Go Local's CPQ-to-ARM Migration was the Reset Button Their Business Needed
Overland Park, Kansas
Location
Professional Services
Industry
100 +
Employees
Go Local’s highly customized approach to pricing and contracting had led to SKU proliferation, manual renewal bottlenecks, and limited visibility into subscription metrics. When CPQ was discontinued, they saw an opportunity to simplify.
Operatus guided Go Local through a full CPQ-to-Agentforce Revenue Management (ARM) migration, consolidating their product catalog, redesigning approval and renewal workflows, and executing a clean data migration.
Product Mix
- Agentforce Revenue Management (Previously Revenue Cloud)

Challenge
Go Local provides high-quality digital marketing services and technology solutions for the self-storage, multifamily, senior living, and home services industries. Their team has grown to over 100 digital marketers supporting top players in their sector. But, like many fast-growing companies, Go Local had accumulated some operational complexity along the way.
Before CPQ, they were managing products and pricing through Excel spreadsheets, and when they made the move to CPQ about three years ago, they brought a lot of that underlying complexity with them. Over time, they found themselves with hundreds of loosely defined products, unique contract scopes for nearly every customer, and a constant stream of product changes (around 200in a single year).
When CPQ’s end-of-sale status pushed them towards a migration, the team saw it not just as a technical necessity but as a chance to do things right. Their business model was shifting toward a more productized, streamlined offering, and they wanted a quoting and contracting system that matched that direction. This time, with expert guidance to avoid repeating the same mistakes.
Solution
Go Local chose Operatus to lead the migration based on a referral from their Salesforce account executive. They wanted a team with deep Agentforce Revenue Management expertise who could help them make good decisions and keep processes simple.
The full engagement ran approximately three months, from January to April 2026. Here’s what the team built:
- Product catalogue consolidation: Go Local's product catalogue had ballooned into an unmanageable sprawl of custom SKUs. Operatus helped the team consolidate the entire offering down to 25 standardized products (down from a high of ~150), giving sales reps a clear menu to work from and restoring pricing consistency across the business.
- A new deal desk function: CPQ’s approval process required layering together multiple objects across the system. It was hard to follow and harder to change.

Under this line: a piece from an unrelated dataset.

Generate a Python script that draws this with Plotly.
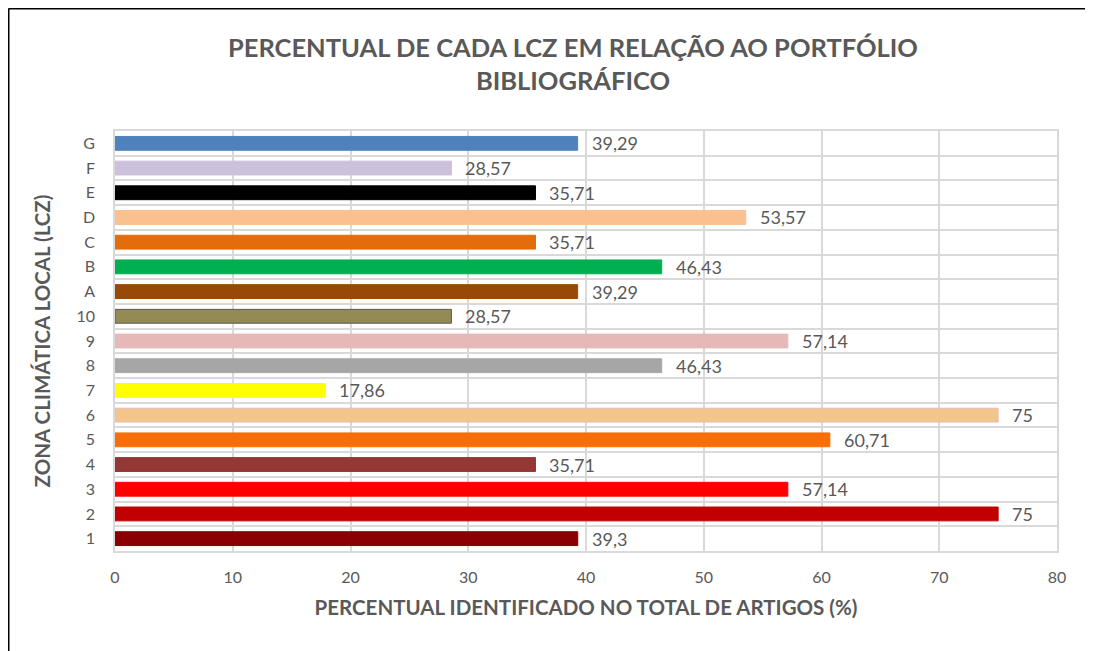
import plotly.graph_objects as go

categories = ["1", "2", "3", "4", "5", "6", "7", "8", "9", "10", "A", "B", "C", "D", "E", "F", "G"]
values = [39.3, 75, 57.14, 35.71, 60.71, 75, 17.86, 46.43, 57.14, 28.57, 39.29, 46.43, 35.71, 53.57, 35.71, 28.57, 39.29]
colors = ["#8B0000", "#C00000", "#FF0000", "#953735", "#FA6E0A", "#F2C68A", "#FFFF00", "#A6A6A6",
          "#E6B9B8", "#948A54", "#984807", "#00B050", "#E46C0A", "#FAC090", "#000000", "#CCC0DA", "#4F81BD"]
outlines = ["#8B0000", "#C00000", "#FF0000", "#953735", "#FA6E0A", "#E6B9B8", "#FFFF00", "#A6A6A6",
            "#E6B9B8", "#595959", "#984807", "#00B050", "#E46C0A", "#FAC090", "#000000", "#CCC0DA", "#4F81BD"]
x_ticks = [0, 10, 20, 30, 40, 50, 60, 70, 80]

title_text = "PERCENTUAL DE CADA LCZ EM RELAÇÃO AO PORTFÓLIO<br>BIBLIOGRÁFICO"
x_title = "PERCENTUAL IDENTIFICADO NO TOTAL DE ARTIGOS (%)"
y_title = "ZONA CLIMÁTICA LOCAL (LCZ)"

FONT = "Lato, 'Open Sans', sans-serif"
GREY = "#595959"
W, H = 1085, 643
ML, MR, MT, MB = 107, 36, 123, 100
pw, ph = W - ML - MR, H - MT - MB

pos = list(range(len(categories)))
labels = [str(v).replace(".", ",") for v in values]

fig = go.Figure()
fig.add_trace(go.Bar(
    x=values, y=pos, orientation="h", width=0.56,
    marker=dict(color=colors, line=dict(color=outlines, width=1)),
    hoverinfo="x+y", showlegend=False,
))

for p, v, t in zip(pos, values, labels):
    fig.add_annotation(x=v, y=p, text=t, showarrow=False, xanchor="left", xshift=12,
                       font=dict(family=FONT, size=18, color=GREY))

fig.update_layout(
    width=W, height=H,
    margin=dict(l=ML, r=MR, t=MT, b=MB, autoexpand=False),
    paper_bgcolor="white", plot_bgcolor="white",
    title=dict(text=title_text, x=565 / W, xanchor="center",
               y=1 - 49 / H, yanchor="top",
               font=dict(family=FONT, size=25.5, color=GREY, weight="bold")),
    font=dict(family=FONT, color=GREY),
    bargap=0.4,
)
fig.update_xaxes(
    range=[0, 80], tickvals=x_ticks, showgrid=True, gridcolor="#D9D9D9", gridwidth=1.5,
    showline=True, linecolor="#D9D9D9", linewidth=1.5, mirror=True, zeroline=False,
    tickfont=dict(family=FONT, size=16, color=GREY), ticks="", ticklabelstandoff=11,
    automargin=False,
    title=dict(text=x_title, font=dict(family=FONT, size=20.5, color=GREY, weight="bold"), standoff=16),
)
fig.update_yaxes(
    range=[-0.5, len(categories) - 0.5], tickvals=pos, ticktext=categories,
    showgrid=False, zeroline=False,
    showline=True, linecolor="#D9D9D9", linewidth=1.5, mirror=True,
    minor=dict(tick0=0.5, dtick=1, showgrid=True, gridcolor="#D9D9D9", gridwidth=1.5, ticks=""),
    tickfont=dict(family=FONT, size=16, color=GREY), ticks="", ticklabelstandoff=15,
    automargin=False,
    title=dict(text=y_title, font=dict(family=FONT, size=20.5, color=GREY, weight="bold"), standoff=20),
)

# outer border (left and top) of the chart frame
x_left = (0.5 - ML) / pw
x_right = (W + 5 - ML) / pw
y_top = 1 + (MT - 0.5) / ph
y_bot = -(MB + 5) / ph
fig.add_shape(type="line", xref="paper", yref="paper", x0=x_left, x1=x_left, y0=y_bot, y1=y_top,
              line=dict(color="black", width=2))
fig.add_shape(type="line", xref="paper", yref="paper", x0=x_left, x1=x_right, y0=y_top, y1=y_top,
              line=dict(color="black", width=2))

fig.write_html("out.html")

Operatus was able to rebuild Go Local’s approval process in ARM with standard Salesforce Flows.
The new setup includes required field completion, defined discounting thresholds, and a deal desk function to review and approve deals before they close. Because everything runs in Flow, the team can now see clearly how approvals connect, and making quick changes doesn’t require deciphering a custom configuration. The admin experience improved just as much as the user experience. - Automated Renewal Management: Operatus implemented an automated renewal creation process that triggers annual check-ins at the right moment in each customer's lifecycle. This keeps the team proactive rather than reactive, creating a reliable engine for upsell conversations and long-term revenue growth.
- Smooth Data Migration: The data migration stood in sharp contrast to Go Local’s experience launching CPQ three years earlier. That original launch had no clean data repository to work from. Anna and Tara spent roughly three months manually working through paper contracts, entering records one by one into CPQ.
This time, Operatus handled the heavy lifting. Spencer, an Operatus team member with deep CPQ data model expertise, built a custom migration tool to port records from Go Local’s CPQ instance directly into ARM. What the Go Local team estimated could have taken them months was completed as part of the broader three-month engagement, with minimal disruption and cleanup. Post-migration, Go Local has been able to trust what’s in the system and run with it right away.
Results
Go Local went live in May 2026. It’s early days, but the signals are strong. Here’s what they’re seeing so far:
A much faster, simpler quoting process: Sales adopted the new system enthusiastically. Reps can now work with monthly pricing and apply discounts naturally, without the mental math that CPQ required. Approval flows are clear, the product menu is manageable, and the overall process moves faster. A new sales rep completed a one-hour training the week of go-live and has needed no help since.
Greater team ownership with less bottlenecking: Before this project, nearly all of Go Local’s renewals flowed through one person, Tara, because the process was too complex to hand off. CSMs and sales reps can now easily process contracts themselves. This has reduced hand-holding, and freed Tara up for other work.
Better visibility and cleaner reporting foundations: Go Local now has a more organized product structure and better access to data like active locations, monthly revenue, upsells, amendments, and asset lifecycle changes. They expect reporting to be much stronger than before, especially as they dig further into asset actions and renewal history.
Three years ago, Go Local launched CPQ the hard way with no clean data, no standardized products, and a team learning on the fly. It worked, but only because people like Tara absorbed the complexity that the system couldn't. When they decided to migrate to ARM, Go Local took everything they'd learned and built something better.
With Operatus guiding the build and keeping the complexity in check, they came out the other side with a system that actually matches how their business works. Four months later, a new sales rep can onboard in an hour, CSMs own their contracts and renewals run automatically.